Satantango
- First edition cover (Hungary)
- Author: László Krasznahorkai
- Original title: Sátántangó
- Translator: George Szirtes
- Language: Hungarian
- Publisher: Magvető
- Publication date: 1985
- Publication place: Hungary
- Published in English: 2012
- Pages: 333
- ISBN: 9631403831

= Satantango (novel) =

1985 novel by László Krasznahorkai

Satantango (Sátántangó, tr. "Satan's Tango") is a 1985 novel by the 2025 Nobel Prize winning Hungarian writer László Krasznahorkai. It is Krasznahorkai's debut novel. It was adapted into a widely acclaimed seven-hour film, Sátántangó (1994), directed by Béla Tarr. The English translation by George Szirtes won the Best Translated Book Award (2013).

== Structure ==
The novel is postmodernist and is narrated from multiple perspectives. The structure of the book's chapters resembles a tango, with six "steps" forward followed by six backward. Every chapter is a long paragraph which does not contain line breaks. The twelve parts are titled as follows (in the original Hungarian and in English translation).

- I. A hír, hogy jönnek [News of Their Coming]
- II. Feltámadunk [We Are Resurrected]
- III. Valamit tudni [To Know Something]
- IV. A pók dolga I. [The Work of the Spider I]
- V. Felfeslők [Unraveling]
- VI. A pók dolga II (Ördögcsecs, sátántangó) [The Work of the Spider II (The Devil's Tit, Satantango)]
- VI. Irimiás beszédet mond [Irimiás Makes A Speech]
- V. A távlat, ha szemből [The Distance, As Seen]
- IV. Mennybe menni?
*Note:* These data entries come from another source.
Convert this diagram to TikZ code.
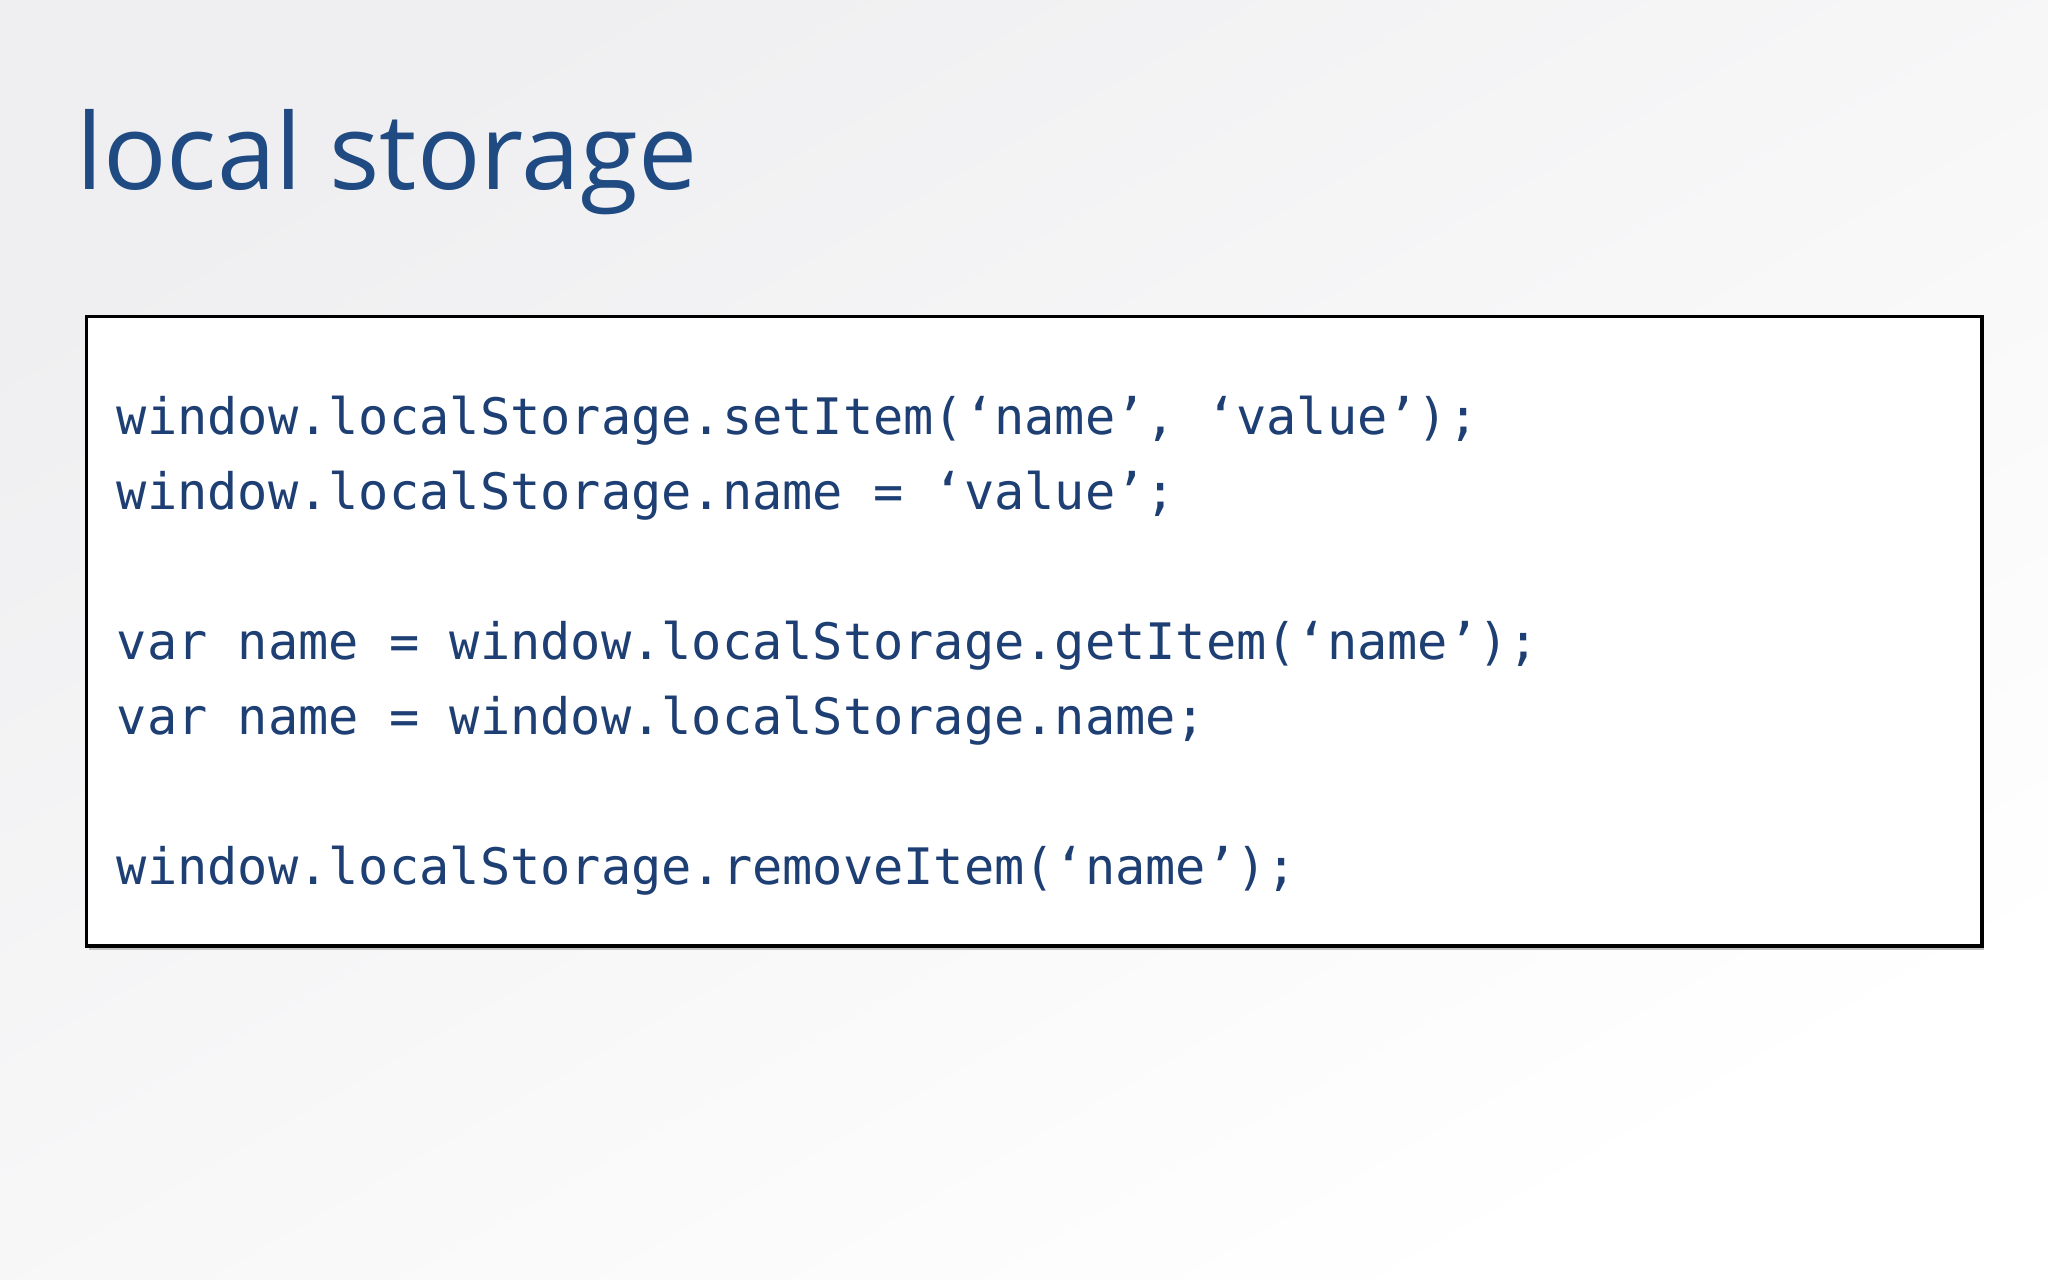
\documentclass[tikz,border=0pt]{standalone}
\usepackage{fontspec}
\setmainfont{Open Sans}
\newfontfamily\codefont{DejaVu Sans Mono}
\definecolor{ttl}{HTML}{1F4A82}
\definecolor{code}{HTML}{1E3F73}
\definecolor{bgA}{HTML}{EFEFF1}
\tikzset{codeline/.style={anchor=base west,inner sep=0pt,text=code,font=\codefont\fontsize{14.3}{16}\selectfont}}
\begin{document}
\begin{tikzpicture}[x=0.013061cm,y=-0.013061cm]
\useasboundingbox (0,0) rectangle (1568,980);
\shade[top color=bgA,bottom color=white,shading angle=30] (0,0) rectangle (1568,980);
\node[anchor=base west,inner sep=0pt,text=ttl,font=\fontsize{30}{36}\selectfont] (title) at (58,145) {local storage};
\fill[black!25] (68,244) rectangle (1519,727);
\node[draw=black,line width=1pt,fill=white,minimum width=1451*0.013061cm,minimum height=482*0.013061cm,anchor=north west,inner sep=0pt] (box) at (65,241) {};
\node[codeline] (l1) at (89,333) {window.localStorage.setItem(‘name’, ‘value’);};
\node[codeline] (l2) at (89,390) {window.localStorage.name = ‘value’;};
\node[codeline] (l3) at (89,505) {var name = window.localStorage.getItem(‘name’);};
\node[codeline] (l4) at (89,562) {var name = window.localStorage.name;};
\node[codeline] (l5) at (89,677) {window.localStorage.removeItem(‘name’);};
\end{tikzpicture}
\end{document}
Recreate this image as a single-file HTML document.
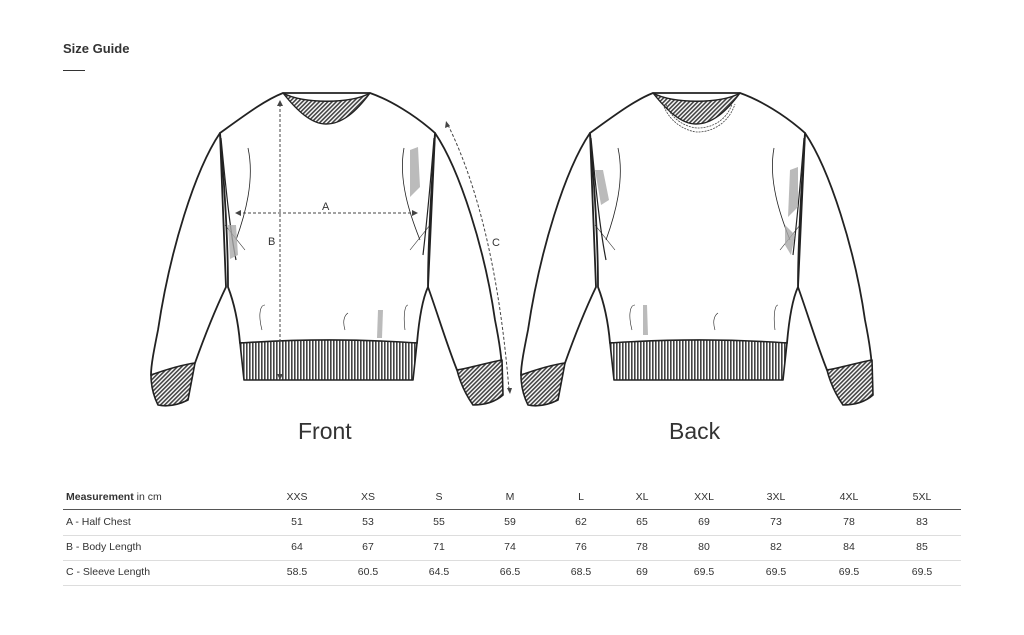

Lázálmodni? [Heavenly Vision? Hallucination?]
- III. A távlat, ha hátulról [The Distance, as Approached from the Other Side]
- II. Csak a gond, a munka [Nothing but Work and Worries]
- I. A kör bezárul [The Circle Closes]

==Plot==
Most of the action occurs in a run-down Hungarian village ("estate") which is in a vicinity of an unnamed town but the inhabitants are almost isolated from the outside world. The main character, Irimiás, a con man posing as a savior, arrives at the estate, achieves an almost unlimited power over the inhabitants, gets them to give him all their hard-earned money, convinces them to move to another abandoned "estate" nearby, and then brings them to the town, where he disperses them around the country.

==Reception==
Jacob Silverman of The New York Times reviewed the book in 2012, and wrote that it "shares many of [Krasznahorkai]'s later novels' thematic concerns—the abeyance of time, an apocalyptic sense of crisis and decay—but it's an altogether more digestible work. Its story skips around in perspective and temporality, but the narrative is rarely unclear. For a writer whose characters often exhibit a claustrophobic interiority, Krasznahorkai also shows himself to be unexpectedly expansive and funny here."

Theo Tait in The Guardian praised the novel and, in particular, said that it is "possessed of a distinctive, compelling vision". He underscored the perceptible influence of Franz Kafka and Samuel Beckett on the novel.